**What you are asked to do:** In the lines below, output everything from the first line through the line containing "import * as" exactly as it is. Pictures are not part of the output.

**Supplied material:**
= = = = = = =
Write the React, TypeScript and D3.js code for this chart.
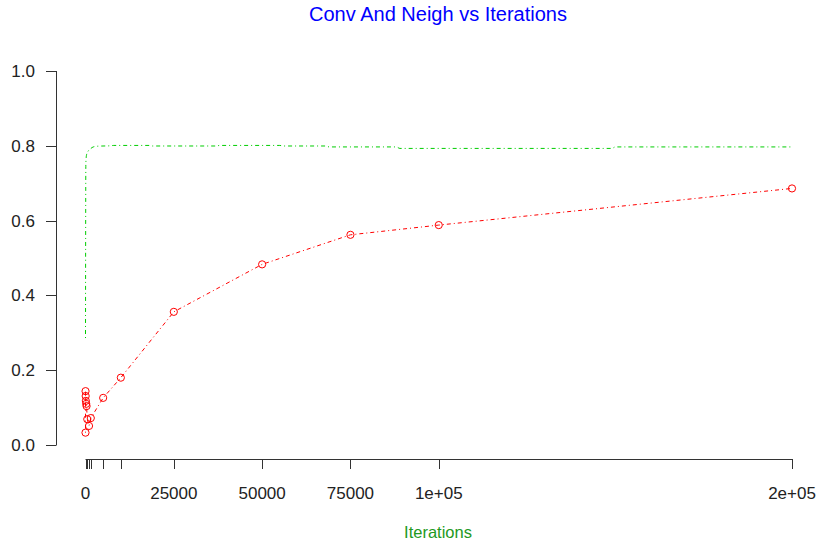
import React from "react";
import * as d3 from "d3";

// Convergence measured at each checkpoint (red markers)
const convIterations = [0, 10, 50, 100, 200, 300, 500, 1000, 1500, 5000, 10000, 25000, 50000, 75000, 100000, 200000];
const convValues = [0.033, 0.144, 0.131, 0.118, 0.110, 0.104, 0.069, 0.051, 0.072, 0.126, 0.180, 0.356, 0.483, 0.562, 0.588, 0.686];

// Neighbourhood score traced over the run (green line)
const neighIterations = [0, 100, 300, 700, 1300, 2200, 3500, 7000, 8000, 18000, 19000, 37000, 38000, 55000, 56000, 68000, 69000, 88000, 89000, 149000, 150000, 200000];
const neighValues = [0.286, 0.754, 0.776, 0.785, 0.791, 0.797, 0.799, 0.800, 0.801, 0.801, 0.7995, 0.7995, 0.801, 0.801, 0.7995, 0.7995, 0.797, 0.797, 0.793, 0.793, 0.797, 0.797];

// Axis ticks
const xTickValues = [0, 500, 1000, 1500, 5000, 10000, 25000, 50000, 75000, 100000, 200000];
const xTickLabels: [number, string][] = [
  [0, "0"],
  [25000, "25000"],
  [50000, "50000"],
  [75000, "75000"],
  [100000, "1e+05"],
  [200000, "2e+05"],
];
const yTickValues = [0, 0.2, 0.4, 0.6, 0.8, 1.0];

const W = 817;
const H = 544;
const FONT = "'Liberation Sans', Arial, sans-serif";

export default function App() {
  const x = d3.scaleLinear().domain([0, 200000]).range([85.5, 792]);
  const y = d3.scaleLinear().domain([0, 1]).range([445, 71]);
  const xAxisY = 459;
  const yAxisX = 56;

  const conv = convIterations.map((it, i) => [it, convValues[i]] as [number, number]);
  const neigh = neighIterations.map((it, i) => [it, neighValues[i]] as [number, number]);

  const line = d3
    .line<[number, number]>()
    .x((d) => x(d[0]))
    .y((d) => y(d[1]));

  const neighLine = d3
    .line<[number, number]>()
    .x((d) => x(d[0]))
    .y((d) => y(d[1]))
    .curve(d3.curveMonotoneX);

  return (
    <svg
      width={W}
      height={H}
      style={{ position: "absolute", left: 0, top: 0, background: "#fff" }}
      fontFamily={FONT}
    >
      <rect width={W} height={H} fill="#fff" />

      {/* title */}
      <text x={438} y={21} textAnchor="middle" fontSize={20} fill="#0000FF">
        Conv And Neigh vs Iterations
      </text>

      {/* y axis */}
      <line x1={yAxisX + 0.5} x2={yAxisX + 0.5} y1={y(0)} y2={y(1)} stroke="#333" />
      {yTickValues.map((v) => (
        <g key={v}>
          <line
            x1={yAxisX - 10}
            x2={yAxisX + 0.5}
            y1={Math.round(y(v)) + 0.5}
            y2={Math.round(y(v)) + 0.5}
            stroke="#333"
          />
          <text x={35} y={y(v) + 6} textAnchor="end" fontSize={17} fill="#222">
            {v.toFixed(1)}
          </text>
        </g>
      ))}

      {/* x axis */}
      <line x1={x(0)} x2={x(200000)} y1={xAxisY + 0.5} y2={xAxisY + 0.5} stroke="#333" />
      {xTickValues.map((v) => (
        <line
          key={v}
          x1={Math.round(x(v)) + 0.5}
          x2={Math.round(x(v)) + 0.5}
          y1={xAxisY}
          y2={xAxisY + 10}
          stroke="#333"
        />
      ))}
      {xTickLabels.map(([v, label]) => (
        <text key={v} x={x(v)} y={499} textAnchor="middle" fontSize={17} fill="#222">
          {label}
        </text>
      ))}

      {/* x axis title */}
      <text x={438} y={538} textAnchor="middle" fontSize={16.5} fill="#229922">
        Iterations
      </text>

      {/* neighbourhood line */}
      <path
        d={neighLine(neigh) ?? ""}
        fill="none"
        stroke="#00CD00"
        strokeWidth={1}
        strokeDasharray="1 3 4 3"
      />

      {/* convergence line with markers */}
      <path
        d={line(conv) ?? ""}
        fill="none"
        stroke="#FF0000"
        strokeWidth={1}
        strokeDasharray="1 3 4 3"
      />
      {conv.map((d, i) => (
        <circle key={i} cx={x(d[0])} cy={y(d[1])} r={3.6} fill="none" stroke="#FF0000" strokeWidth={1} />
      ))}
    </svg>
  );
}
= = = = = = =
**Written response:**
Write the React, TypeScript and D3.js code for this chart.
import React from "react";
import * as d3 from "d3";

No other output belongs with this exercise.